▸ **Supplied material**:
-----
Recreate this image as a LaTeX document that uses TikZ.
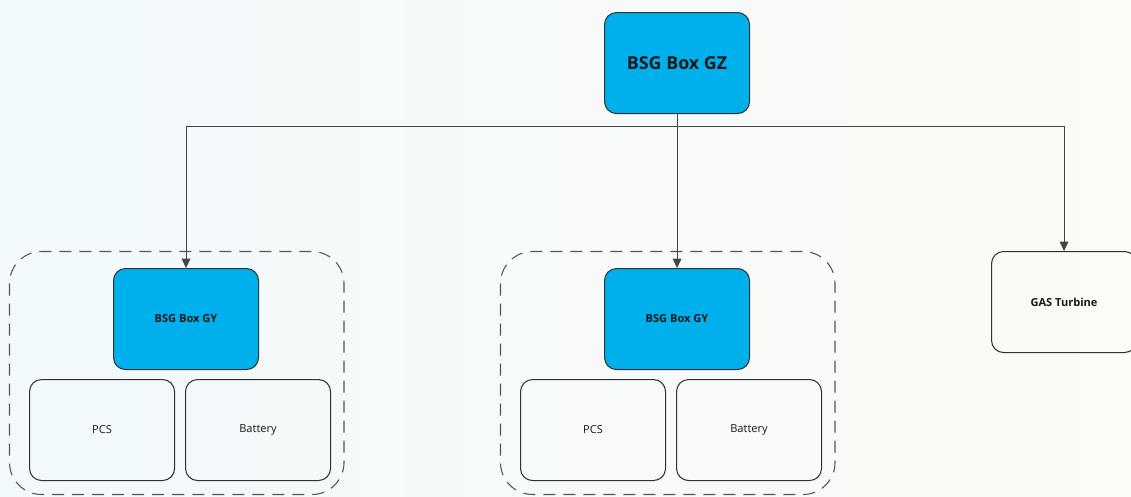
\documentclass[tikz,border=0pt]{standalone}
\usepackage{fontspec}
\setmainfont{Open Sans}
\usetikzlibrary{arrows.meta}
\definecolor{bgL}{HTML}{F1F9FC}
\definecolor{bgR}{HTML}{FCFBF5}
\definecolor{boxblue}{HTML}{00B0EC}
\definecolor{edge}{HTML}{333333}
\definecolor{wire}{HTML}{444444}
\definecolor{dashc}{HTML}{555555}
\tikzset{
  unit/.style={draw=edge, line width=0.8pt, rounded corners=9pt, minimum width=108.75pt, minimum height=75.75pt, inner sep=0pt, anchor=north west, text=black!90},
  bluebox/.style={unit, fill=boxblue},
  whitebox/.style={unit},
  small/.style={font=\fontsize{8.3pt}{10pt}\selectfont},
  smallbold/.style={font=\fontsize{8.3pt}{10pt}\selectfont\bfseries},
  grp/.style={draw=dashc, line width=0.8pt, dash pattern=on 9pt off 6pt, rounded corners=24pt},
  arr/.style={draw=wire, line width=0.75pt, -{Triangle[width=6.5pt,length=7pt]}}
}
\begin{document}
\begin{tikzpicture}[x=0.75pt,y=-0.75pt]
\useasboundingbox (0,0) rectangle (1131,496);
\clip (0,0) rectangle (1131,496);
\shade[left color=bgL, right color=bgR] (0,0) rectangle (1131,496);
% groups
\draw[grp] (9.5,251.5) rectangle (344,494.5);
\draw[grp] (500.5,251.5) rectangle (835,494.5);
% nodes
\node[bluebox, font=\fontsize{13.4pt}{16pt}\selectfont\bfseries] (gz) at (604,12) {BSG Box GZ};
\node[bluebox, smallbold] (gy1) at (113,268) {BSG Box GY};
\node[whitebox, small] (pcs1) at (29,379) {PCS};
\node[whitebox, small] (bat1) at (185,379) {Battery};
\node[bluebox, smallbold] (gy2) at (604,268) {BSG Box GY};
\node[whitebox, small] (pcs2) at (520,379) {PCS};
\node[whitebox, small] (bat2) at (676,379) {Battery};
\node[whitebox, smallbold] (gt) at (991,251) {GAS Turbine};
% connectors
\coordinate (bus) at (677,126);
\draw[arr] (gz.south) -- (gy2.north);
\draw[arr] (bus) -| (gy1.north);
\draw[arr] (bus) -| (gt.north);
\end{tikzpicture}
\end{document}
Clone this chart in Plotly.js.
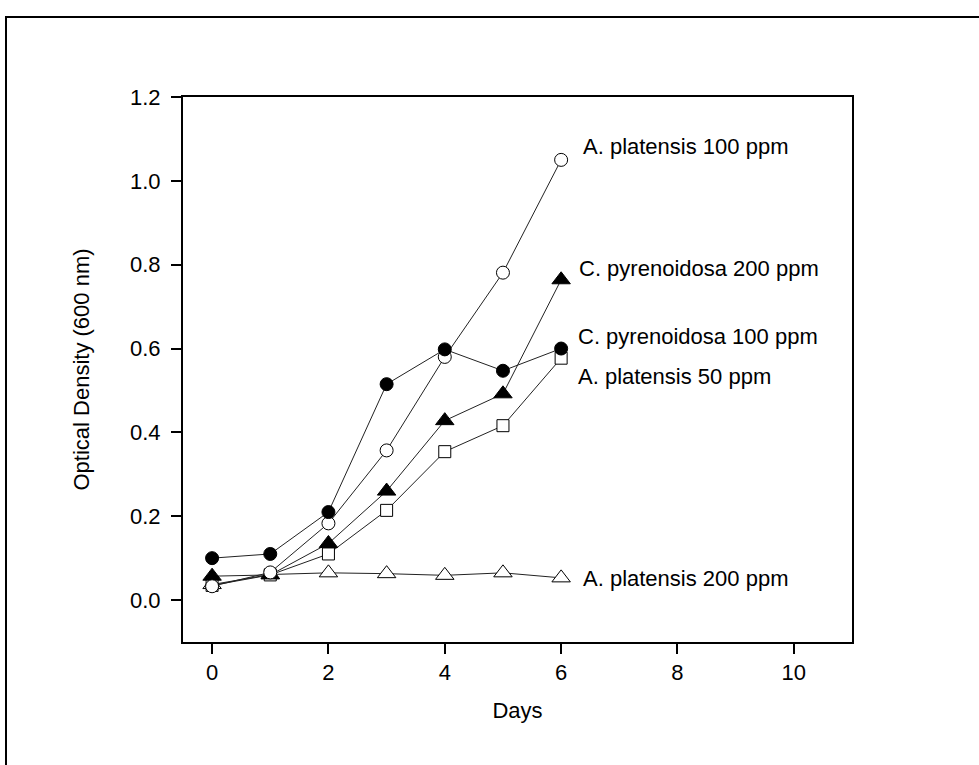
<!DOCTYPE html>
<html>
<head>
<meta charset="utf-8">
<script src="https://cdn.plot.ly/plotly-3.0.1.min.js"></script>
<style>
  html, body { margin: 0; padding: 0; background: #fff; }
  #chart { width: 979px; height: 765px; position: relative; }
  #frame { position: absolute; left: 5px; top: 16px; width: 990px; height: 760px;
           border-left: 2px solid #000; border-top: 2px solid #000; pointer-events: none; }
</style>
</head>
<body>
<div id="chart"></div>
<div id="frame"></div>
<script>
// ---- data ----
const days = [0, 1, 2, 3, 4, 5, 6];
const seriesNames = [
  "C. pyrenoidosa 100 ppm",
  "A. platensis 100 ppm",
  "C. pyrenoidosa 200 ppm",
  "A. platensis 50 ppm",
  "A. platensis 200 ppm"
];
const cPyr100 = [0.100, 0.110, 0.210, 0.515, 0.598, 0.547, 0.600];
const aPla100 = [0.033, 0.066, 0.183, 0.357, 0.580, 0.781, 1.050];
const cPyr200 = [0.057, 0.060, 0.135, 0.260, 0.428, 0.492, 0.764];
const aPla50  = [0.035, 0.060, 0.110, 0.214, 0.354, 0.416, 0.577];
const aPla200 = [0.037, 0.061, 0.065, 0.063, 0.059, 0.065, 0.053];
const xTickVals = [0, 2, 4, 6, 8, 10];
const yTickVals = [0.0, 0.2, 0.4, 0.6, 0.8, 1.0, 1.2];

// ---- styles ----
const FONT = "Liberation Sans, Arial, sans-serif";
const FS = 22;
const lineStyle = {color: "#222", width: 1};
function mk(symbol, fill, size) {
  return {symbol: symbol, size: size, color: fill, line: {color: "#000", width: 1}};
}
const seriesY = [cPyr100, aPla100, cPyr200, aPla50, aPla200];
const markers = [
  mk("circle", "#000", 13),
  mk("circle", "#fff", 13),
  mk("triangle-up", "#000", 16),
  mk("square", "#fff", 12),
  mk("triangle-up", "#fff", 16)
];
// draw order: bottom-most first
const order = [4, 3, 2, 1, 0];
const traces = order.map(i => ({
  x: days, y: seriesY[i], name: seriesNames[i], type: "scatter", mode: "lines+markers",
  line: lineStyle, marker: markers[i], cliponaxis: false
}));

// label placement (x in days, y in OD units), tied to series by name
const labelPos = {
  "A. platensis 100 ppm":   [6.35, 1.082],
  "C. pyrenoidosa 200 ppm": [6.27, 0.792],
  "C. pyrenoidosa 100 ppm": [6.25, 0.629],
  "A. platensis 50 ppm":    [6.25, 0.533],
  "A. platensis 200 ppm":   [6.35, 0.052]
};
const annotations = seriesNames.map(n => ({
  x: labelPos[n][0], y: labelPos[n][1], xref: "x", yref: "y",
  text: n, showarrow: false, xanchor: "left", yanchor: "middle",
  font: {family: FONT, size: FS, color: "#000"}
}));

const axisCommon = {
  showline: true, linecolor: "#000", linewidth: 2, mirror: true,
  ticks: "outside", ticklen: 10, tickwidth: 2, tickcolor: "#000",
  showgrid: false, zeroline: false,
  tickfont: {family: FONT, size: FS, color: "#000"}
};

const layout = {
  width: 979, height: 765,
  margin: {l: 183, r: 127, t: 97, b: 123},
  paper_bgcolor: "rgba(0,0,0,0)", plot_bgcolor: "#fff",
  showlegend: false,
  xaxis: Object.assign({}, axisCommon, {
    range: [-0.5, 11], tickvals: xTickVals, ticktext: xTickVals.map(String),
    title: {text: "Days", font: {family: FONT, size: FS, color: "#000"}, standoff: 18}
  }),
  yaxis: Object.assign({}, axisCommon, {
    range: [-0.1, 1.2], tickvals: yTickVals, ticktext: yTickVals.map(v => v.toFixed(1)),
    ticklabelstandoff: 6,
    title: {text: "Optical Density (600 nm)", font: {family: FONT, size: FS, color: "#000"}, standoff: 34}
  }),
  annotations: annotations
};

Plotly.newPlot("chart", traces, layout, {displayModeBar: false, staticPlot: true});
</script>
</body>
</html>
-----
From the entries, report each line that includes the word "chart".

Clone this chart in Plotly.js.
  #chart { width: 979px; height: 765px; position: relative; }
<div id="chart"></div>
Plotly.newPlot("chart", traces, layout, {displayModeBar: false, staticPlot: true});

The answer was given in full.